▶ _The task_: Only the lines from the first one through the line with "import * as echarts from 'echarts';" should be printed, exactly as they appear.

------------

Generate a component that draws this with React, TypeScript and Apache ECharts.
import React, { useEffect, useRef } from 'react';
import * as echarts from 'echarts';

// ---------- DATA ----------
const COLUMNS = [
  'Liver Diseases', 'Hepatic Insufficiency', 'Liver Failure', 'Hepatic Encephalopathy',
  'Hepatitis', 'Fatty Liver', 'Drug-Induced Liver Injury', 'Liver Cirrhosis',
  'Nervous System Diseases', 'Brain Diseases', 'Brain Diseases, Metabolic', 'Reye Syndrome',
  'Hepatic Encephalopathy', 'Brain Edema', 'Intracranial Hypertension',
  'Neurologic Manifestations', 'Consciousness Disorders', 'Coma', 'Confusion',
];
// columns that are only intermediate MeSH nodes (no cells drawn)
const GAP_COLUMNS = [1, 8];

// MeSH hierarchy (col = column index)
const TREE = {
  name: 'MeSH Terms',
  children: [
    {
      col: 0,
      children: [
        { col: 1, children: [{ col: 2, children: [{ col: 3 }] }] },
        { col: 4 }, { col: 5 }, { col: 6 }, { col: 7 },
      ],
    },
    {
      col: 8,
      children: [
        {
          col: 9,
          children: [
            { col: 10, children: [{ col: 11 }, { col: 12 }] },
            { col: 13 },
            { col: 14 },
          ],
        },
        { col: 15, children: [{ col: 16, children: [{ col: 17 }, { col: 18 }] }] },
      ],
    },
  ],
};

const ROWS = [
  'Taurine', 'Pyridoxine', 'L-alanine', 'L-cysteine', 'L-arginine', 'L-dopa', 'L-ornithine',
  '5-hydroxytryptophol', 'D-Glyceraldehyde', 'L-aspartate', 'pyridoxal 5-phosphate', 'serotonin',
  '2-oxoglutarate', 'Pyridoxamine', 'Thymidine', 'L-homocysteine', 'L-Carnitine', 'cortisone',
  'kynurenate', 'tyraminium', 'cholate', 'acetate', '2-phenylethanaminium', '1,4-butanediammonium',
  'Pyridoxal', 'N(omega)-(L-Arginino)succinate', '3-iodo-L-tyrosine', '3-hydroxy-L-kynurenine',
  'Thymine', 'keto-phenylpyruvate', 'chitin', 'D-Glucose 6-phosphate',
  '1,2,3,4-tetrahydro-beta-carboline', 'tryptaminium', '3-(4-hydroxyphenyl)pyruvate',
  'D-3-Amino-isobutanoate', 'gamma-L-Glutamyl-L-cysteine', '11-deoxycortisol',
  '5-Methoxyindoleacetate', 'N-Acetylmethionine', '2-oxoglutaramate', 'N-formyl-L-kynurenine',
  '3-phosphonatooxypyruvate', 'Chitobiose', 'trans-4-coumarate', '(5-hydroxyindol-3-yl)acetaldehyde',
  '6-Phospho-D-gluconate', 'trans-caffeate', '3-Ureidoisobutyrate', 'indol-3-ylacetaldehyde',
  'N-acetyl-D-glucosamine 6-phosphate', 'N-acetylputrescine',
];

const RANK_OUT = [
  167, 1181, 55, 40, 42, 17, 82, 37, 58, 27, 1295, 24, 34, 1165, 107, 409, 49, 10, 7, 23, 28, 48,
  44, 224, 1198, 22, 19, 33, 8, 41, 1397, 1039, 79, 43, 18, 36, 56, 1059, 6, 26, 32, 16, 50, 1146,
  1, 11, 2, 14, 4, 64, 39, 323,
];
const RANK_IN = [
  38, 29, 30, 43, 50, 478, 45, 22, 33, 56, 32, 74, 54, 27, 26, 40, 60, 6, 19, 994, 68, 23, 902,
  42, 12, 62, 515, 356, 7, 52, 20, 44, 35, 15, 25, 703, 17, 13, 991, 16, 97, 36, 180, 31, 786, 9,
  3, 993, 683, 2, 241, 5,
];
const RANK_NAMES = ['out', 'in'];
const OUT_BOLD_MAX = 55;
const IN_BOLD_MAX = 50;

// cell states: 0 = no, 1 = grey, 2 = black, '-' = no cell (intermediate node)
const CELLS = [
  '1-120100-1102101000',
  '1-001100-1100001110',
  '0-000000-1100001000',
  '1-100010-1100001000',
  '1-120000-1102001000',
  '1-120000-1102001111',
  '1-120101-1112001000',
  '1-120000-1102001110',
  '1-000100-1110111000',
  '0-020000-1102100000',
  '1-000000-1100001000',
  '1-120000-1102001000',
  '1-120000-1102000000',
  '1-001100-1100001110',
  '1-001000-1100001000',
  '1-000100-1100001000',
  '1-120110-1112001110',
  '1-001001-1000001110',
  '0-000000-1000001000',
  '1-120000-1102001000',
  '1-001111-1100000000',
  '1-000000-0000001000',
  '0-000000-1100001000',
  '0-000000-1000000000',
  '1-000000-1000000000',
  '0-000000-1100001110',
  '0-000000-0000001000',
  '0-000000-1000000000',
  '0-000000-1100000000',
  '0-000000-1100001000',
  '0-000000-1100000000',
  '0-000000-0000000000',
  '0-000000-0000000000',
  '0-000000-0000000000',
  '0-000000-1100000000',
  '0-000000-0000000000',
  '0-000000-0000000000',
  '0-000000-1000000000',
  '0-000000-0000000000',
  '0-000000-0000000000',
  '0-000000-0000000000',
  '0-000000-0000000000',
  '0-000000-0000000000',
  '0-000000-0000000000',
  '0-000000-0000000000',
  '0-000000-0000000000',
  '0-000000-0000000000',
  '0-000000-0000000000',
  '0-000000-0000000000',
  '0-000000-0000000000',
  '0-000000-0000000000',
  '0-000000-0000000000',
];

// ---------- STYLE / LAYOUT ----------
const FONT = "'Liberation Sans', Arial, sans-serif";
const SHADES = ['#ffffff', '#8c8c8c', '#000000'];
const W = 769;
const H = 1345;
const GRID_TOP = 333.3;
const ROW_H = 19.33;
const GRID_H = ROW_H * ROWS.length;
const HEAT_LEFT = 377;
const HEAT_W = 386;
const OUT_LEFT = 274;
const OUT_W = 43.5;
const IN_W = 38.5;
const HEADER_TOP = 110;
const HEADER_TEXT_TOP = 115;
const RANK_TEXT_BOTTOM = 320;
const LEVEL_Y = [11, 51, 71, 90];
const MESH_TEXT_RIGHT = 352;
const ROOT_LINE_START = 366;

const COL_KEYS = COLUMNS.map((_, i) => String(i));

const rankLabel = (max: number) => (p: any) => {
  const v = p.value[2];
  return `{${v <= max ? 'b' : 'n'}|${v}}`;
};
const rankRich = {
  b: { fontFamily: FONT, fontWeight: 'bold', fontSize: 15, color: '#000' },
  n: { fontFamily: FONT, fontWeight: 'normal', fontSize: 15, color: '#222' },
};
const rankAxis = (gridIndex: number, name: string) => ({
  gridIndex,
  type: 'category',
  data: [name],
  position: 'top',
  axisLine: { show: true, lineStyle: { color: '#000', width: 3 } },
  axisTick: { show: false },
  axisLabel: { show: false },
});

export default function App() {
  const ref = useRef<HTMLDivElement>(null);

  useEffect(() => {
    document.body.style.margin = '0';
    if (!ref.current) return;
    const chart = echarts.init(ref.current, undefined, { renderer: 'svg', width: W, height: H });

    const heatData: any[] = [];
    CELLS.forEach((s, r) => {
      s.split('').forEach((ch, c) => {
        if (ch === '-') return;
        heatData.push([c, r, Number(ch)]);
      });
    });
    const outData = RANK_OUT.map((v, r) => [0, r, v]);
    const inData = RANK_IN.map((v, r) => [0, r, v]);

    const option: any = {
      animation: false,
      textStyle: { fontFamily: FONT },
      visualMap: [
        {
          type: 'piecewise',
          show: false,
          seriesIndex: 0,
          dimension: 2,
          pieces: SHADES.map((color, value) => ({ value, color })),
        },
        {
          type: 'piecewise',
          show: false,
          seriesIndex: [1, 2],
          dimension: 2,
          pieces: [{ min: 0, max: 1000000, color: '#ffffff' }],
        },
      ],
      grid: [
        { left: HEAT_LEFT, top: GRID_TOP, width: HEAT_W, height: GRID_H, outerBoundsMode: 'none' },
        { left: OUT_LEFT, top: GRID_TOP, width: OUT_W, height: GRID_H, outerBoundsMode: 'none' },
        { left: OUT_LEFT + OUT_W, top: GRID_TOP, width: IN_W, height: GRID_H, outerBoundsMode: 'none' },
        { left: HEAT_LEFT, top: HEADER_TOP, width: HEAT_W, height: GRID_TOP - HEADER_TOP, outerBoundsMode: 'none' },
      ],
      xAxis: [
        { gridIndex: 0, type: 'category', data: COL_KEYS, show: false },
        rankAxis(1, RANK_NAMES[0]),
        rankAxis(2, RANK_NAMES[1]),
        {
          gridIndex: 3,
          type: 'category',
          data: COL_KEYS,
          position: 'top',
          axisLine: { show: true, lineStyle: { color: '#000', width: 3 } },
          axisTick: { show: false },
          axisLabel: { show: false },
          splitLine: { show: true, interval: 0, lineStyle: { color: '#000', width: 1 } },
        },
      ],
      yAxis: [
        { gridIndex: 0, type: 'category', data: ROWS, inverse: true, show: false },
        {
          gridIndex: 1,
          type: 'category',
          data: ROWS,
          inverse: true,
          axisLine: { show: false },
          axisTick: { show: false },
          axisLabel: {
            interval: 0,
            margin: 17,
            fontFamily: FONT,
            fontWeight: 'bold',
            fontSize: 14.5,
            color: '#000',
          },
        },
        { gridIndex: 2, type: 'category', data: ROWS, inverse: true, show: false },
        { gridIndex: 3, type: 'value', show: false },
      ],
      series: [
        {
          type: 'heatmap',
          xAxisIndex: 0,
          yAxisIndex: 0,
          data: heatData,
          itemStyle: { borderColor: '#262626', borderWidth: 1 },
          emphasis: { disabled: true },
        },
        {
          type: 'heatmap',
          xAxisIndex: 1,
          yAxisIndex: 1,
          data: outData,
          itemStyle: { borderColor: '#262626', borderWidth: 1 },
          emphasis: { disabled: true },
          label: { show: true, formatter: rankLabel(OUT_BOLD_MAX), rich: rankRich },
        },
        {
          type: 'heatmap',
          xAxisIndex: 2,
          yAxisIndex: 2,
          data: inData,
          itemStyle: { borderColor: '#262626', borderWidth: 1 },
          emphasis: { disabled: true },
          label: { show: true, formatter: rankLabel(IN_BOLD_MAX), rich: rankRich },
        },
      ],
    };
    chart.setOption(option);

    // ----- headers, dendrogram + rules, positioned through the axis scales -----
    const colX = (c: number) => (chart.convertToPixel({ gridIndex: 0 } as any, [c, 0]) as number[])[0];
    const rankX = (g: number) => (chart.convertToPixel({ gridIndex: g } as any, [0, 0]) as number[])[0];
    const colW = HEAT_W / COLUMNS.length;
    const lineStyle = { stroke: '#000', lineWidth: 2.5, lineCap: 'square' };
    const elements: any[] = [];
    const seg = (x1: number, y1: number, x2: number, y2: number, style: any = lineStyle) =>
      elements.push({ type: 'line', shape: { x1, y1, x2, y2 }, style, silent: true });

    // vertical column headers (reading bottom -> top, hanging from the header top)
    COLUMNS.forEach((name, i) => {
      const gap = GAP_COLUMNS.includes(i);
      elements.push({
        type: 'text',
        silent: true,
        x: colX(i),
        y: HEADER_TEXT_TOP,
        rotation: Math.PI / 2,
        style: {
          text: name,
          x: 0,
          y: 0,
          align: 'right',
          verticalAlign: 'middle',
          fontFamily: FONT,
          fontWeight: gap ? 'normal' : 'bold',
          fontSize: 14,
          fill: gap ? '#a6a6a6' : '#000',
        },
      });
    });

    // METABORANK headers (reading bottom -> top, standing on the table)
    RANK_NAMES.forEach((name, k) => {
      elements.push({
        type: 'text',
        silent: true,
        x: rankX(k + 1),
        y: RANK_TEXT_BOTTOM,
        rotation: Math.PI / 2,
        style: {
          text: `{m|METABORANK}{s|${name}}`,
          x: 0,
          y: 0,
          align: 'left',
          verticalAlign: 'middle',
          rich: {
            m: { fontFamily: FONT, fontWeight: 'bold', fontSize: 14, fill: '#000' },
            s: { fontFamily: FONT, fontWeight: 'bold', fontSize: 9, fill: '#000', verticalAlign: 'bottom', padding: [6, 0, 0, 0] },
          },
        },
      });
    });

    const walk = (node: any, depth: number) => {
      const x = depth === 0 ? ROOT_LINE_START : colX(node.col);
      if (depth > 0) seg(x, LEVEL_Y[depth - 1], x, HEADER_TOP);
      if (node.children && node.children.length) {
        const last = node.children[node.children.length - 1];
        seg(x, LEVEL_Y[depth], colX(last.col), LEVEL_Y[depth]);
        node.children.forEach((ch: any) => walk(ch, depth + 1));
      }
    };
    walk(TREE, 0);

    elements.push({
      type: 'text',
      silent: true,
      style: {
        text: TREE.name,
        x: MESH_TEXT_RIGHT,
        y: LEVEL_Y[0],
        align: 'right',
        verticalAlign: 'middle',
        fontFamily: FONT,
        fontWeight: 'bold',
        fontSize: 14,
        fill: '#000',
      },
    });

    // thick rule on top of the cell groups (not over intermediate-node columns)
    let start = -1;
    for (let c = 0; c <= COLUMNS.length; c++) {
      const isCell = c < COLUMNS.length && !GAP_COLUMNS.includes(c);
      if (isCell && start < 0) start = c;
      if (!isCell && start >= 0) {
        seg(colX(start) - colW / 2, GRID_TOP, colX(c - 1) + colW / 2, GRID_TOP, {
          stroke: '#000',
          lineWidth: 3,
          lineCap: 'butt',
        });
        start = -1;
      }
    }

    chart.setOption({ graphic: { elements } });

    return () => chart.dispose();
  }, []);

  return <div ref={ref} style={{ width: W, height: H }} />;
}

------------

▶ _In response_:
Generate a component that draws this with React, TypeScript and Apache ECharts.
import React, { useEffect, useRef } from 'react';
import * as echarts from 'echarts';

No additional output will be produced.